Встав, Ник вытирает лицо руками. Поверхность воды огибает его подтянутый живот, татуировки потемнели от воды. Мой взгляд непроизвольно пробегает по рисунку, покрывающему его грудь и руки. Влажный блеск его худощавого тела вызывает во мне что-то нечистое.
Я вдруг почувствовала себя не в своей тарелке — и не только в бассейне. Физически у меня нет ни единого шанса против этого человека.
По крайней мере, не в честной борьбе.
Пробираясь сквозь воду и возвышаясь надо мной, он упирается руками по обе стороны бортика, чтобы заключить меня в клетку. Его темные глаза скользят по моим чертам, и я готова поклясться, что в их глубине загорается искра голода.
— Ты ошибаешься, Ангиолетта, — говорит он, придвигаясь еще на дюйм ближе. — Продолжай играть с огнем, и ты узнаешь, как много еще можешь потерять.
Его взгляд опускается ниже, останавливаясь на шраме, рассекающем мою грудь, и я отчаянно пытаюсь понять, какая мысль напрягает его черты, придавая им почти страдальческое выражение.
Я чувствую не только вызов, но и прямую угрозу в его словах.
Мое дыхание учащается, а грудь ноет от прикосновения к его рубашке.
— А если я захочу огня? — Темное пламя лижет центр его глаз, угрожающе обещая дать мне именно то, о чем я прошу.
Когда его горячий взгляд устремляется вверх, чтобы столкнуться с моим, его язык скользит по нижней губе, прежде чем его рот искривляется в кривой улыбке. Все мое тело дрожит от его красоты, дыхание перехватывает и замирает в глубоко в груди.
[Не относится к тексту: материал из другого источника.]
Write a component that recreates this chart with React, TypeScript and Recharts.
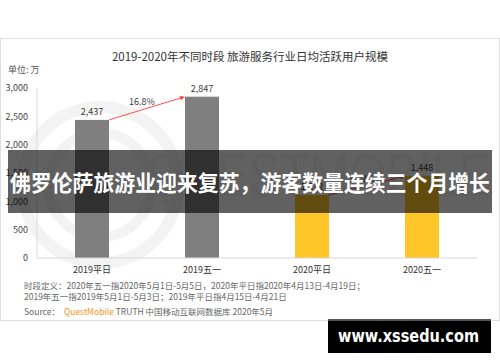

— Даже дьявол сгорает в собственном пламени, — говорит он, по его лицу пробегает нечитаемое выражение, — возможно, он даже чувствует боль острее.
Прежде чем я успеваю сформулировать связный ответ, Ник опускается и прижимается ртом к моему уху.
— Постирай мою рубашку, прежде чем вернуть ее, — говорит он, и от его хриплого голоса у меня сводит живот. — Она моя любимая.
Оттолкнувшись от бортика, он отходит на несколько шагов назад, держа меня в плену, пока наконец не поворачивается, чтобы выйти на мелководье.
Мне открывается полный, поразительный вид на спину Ника… и длинные шрамы, пересекающие художественную татуировку на его коже.
Шрамы глубокие и серьезные, болезненные, пересекающиеся друг с другом, как будто его били кнутом. Внезапно я понимаю, как именно он получил эти отметины. Я знаю, потому что мой отец любит наказывать своих врагов «старыми способами».
С дрожью вырывается вздох, и мне приходится окунуться в теплую воду, чтобы охладить перегревшуюся кожу.
О Боже, я слишком далеко зашла. Меня занесло так далеко в глубину, а вода все сильнее накрывает с головой.